* Exercise brief:
Reproduce the data exactly and drop any pictures it holds.

-- begin --

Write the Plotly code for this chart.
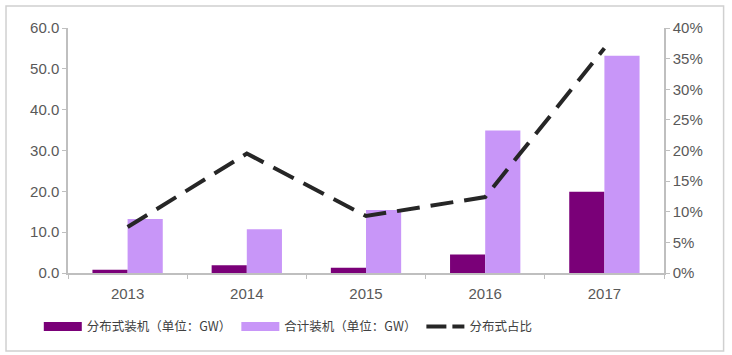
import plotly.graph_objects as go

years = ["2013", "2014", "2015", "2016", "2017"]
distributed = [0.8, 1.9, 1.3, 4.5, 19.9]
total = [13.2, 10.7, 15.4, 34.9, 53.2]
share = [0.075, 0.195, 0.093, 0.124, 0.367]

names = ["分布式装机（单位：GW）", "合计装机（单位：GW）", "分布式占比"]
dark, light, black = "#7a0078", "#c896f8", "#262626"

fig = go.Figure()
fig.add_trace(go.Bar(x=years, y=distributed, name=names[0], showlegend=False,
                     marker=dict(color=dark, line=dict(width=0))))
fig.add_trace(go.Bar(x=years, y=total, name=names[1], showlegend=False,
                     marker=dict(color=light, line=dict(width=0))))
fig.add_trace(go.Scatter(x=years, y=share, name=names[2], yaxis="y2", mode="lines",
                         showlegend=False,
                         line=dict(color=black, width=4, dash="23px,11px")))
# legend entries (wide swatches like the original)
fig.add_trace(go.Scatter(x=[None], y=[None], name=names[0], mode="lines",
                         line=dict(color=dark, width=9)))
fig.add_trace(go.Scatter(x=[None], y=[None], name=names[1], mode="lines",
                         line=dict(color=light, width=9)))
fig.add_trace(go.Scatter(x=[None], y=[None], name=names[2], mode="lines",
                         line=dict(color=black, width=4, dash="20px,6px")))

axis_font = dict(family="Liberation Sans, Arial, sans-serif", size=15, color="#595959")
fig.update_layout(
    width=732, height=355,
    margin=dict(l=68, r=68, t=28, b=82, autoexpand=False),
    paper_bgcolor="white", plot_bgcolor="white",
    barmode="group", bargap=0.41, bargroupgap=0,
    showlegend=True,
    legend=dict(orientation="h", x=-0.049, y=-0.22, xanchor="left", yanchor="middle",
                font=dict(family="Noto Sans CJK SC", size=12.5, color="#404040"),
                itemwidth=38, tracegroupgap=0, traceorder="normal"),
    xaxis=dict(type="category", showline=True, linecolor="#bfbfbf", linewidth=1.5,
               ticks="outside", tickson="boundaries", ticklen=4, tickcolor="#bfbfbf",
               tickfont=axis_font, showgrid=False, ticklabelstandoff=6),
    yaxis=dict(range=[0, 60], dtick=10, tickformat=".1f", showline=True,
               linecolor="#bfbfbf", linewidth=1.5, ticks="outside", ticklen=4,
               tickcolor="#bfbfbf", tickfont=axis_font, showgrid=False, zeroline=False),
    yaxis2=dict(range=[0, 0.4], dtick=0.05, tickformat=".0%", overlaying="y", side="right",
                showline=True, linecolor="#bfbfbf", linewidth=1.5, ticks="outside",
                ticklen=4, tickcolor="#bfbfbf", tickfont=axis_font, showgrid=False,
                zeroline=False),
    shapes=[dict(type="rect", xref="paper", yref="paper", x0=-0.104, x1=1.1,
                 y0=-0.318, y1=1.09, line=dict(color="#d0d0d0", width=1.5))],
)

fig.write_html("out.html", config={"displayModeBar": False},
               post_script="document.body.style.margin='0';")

-- end --

* Answer:
Write the Plotly code for this chart.
import plotly.graph_objects as go

years = ["2013", "2014", "2015", "2016", "2017"]
distributed = [0.8, 1.9, 1.3, 4.5, 19.9]
total = [13.2, 10.7, 15.4, 34.9, 53.2]
share = [0.075, 0.195, 0.093, 0.124, 0.367]

names = ["分布式装机（单位：GW）", "合计装机（单位：GW）", "分布式占比"]
dark, light, black = "#7a0078", "#c896f8", "#262626"

fig = go.Figure()
fig.add_trace(go.Bar(x=years, y=distributed, name=names[0], showlegend=False,
                     marker=dict(color=dark, line=dict(width=0))))
fig.add_trace(go.Bar(x=years, y=total, name=names[1], showlegend=False,
                     marker=dict(color=light, line=dict(width=0))))
fig.add_trace(go.Scatter(x=years, y=share, name=names[2], yaxis="y2", mode="lines",
                         showlegend=False,
                         line=dict(color=black, width=4, dash="23px,11px")))
# legend entries (wide swatches like the original)
fig.add_trace(go.Scatter(x=[None], y=[None], name=names[0], mode="lines",
                         line=dict(color=dark, width=9)))
fig.add_trace(go.Scatter(x=[None], y=[None], name=names[1], mode="lines",
                         line=dict(color=light, width=9)))
fig.add_trace(go.Scatter(x=[None], y=[None], name=names[2], mode="lines",
                         line=dict(color=black, width=4, dash="20px,6px")))

axis_font = dict(family="Liberation Sans, Arial, sans-serif", size=15, color="#595959")
fig.update_layout(
    width=732, height=355,
    margin=dict(l=68, r=68, t=28, b=82, autoexpand=False),
    paper_bgcolor="white", plot_bgcolor="white",
    barmode="group", bargap=0.41, bargroupgap=0,
    showlegend=True,
    legend=dict(orientation="h", x=-0.049, y=-0.22, xanchor="left", yanchor="middle",
                font=dict(family="Noto Sans CJK SC", size=12.5, color="#404040"),
                itemwidth=38, tracegroupgap=0, traceorder="normal"),
    xaxis=dict(type="category", showline=True, linecolor="#bfbfbf", linewidth=1.5,
               ticks="outside", tickson="boundaries", ticklen=4, tickcolor="#bfbfbf",
               tickfont=axis_font, showgrid=False, ticklabelstandoff=6),
    yaxis=dict(range=[0, 60], dtick=10, tickformat=".1f", showline=True,
               linecolor="#bfbfbf", linewidth=1.5, ticks="outside", ticklen=4,
               tickcolor="#bfbfbf", tickfont=axis_font, showgrid=False, zeroline=False),
    yaxis2=dict(range=[0, 0.4], dtick=0.05, tickformat=".0%", overlaying="y", side="right",
                showline=True, linecolor="#bfbfbf", linewidth=1.5, ticks="outside",
                ticklen=4, tickcolor="#bfbfbf", tickfont=axis_font, showgrid=False,
                zeroline=False),
    shapes=[dict(type="rect", xref="paper", yref="paper", x0=-0.104, x1=1.1,
                 y0=-0.318, y1=1.09, line=dict(color="#d0d0d0", width=1.5))],
)

fig.write_html("out.html", config={"displayModeBar": False},
               post_script="document.body.style.margin='0';")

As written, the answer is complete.